- Born: December 28, 1867 San Francisco, California
- Died: January 7, 1946 (aged 78)
- Spouse: Anne Sessions
- Parents: John Morland Cushing (father); Anne M. Kennedy (mother);
- Relatives: Oscar K. Cushing (brother)

= Charles Stuart Cushing =

American attorney

Charles Stuart Cushing (December 28, 1867 – January 7, 1946) was an American attorney and amateur astronomer.

==Biography==
Cushing was born on December 28, 1867, in San Francisco, California, one of five children of John Morland Cushing and Anne Mary Kennedy. His father was a pioneer who had traveled to California from New York in 1849 for the gold rush. As a boy, he lived on a ranch with his father and uncle in San Luis Obispo county.

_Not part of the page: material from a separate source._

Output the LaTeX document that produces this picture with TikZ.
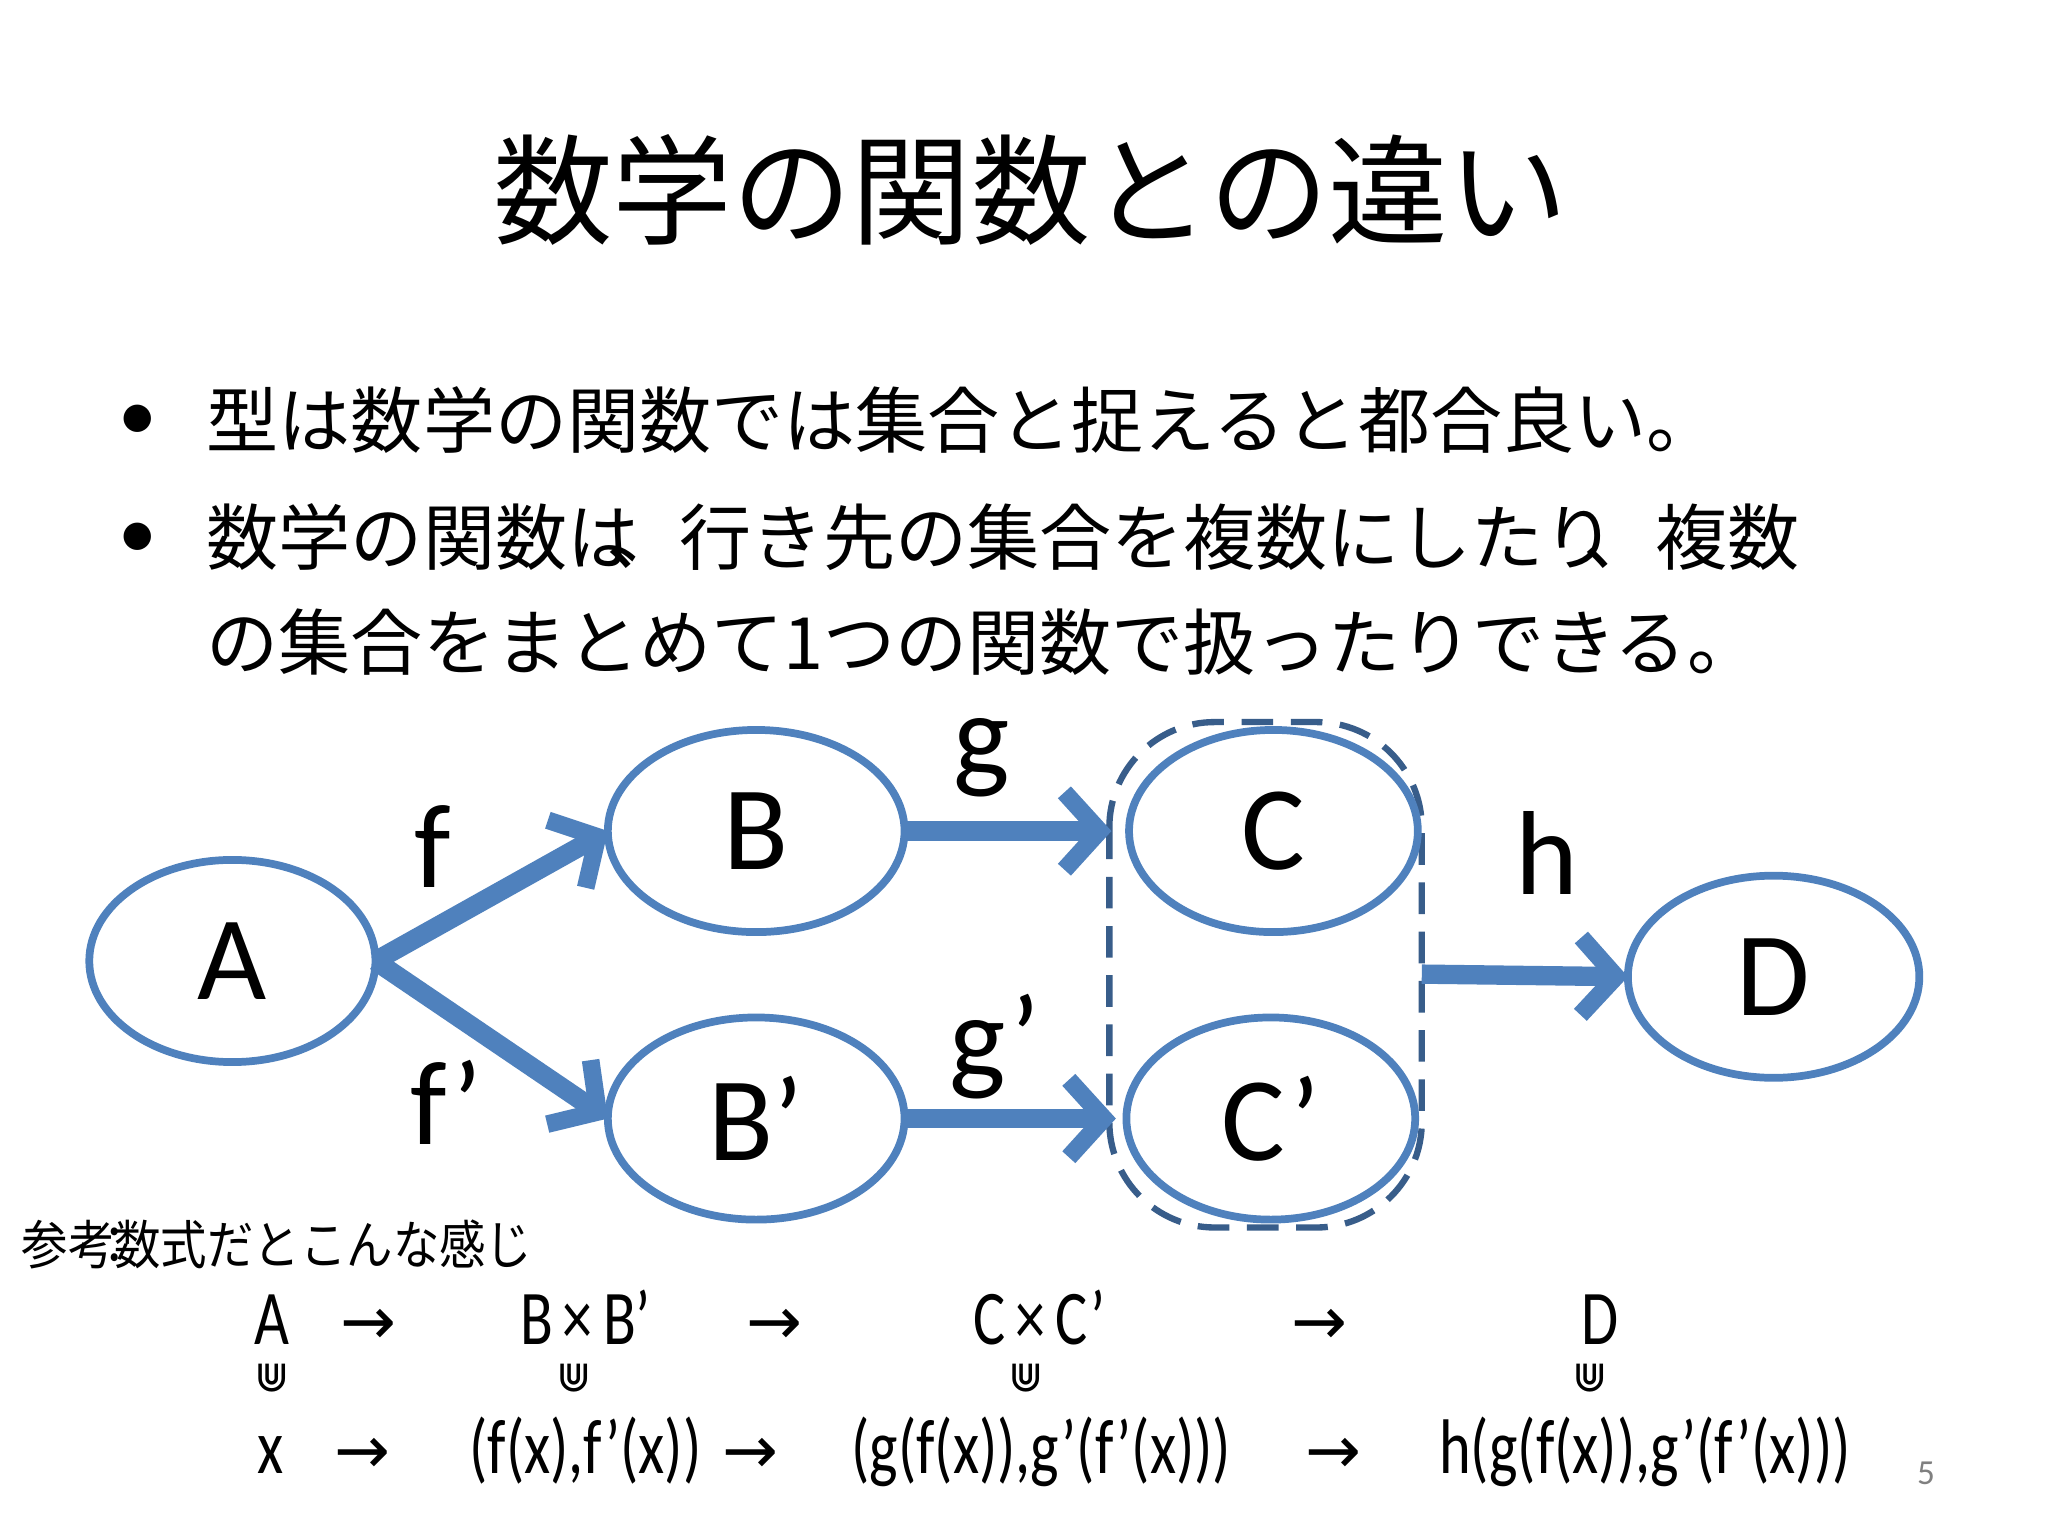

Cushing was educated in public schools of California, including the North Cosmopolitan Grammar School in San Francisco. The principal of the latter school was Kate Kennedy, sister of Cushing's mother. Some time later the family moved to Oakland, California, where Cushing graduated from Oakland High School in December, 1884.

Hired as a clearinghouse clerk, Cushing worked at the First National Bank of San Francisco immediately after graduation. But he decided to pursue a legal career and studied for the Bar at a law office in San Francisco. On January 13, 1891, Cushing was licensed with the California Bar and entered the law firm of Mullany and Grant. Two years later, he became an associate and the law office was renamed Mullany, Grant, and Cushing. His brother Oscar K. Cushing joined this firm in 1896. The association lasted until Michael Mullany died in 1903. On August 10, 1903, Cushing was married to Anne Sessions. The Cushing brothers formed their own law firm, Cushing and Cushing, in 1908. They would continue in practice together for a combined period of fifty years. In 1918–1919, Cushing was president of the California Bar Association. During 1919–1924, he was a member of the general council for the American Bar Association.

During High School, Cushing became interested in astronomy under the influence of his teacher Charles Burckhalter, who was director of the Chabot Observatory. Cushing joined a group that traveled to Ukiah in northern California to observe the total solar eclipse of January 1, 1889. This event led to the founding of the Astronomical Society of the Pacific (ASP), and Cushing was voted into membership in July, 1889. He served on the Board of Directors of ASP for 45 years, as chairman of the Finance Committee, and was elected president in 1907 and 1921. In 1922, he was named a Fellow of the Royal Astronomical Society.

Cushing had interests in agriculture and history. He was a member of the California Historical Society and served four terms as president of the Society of California Pioneers. Cushing was a member of the Bohemian Club.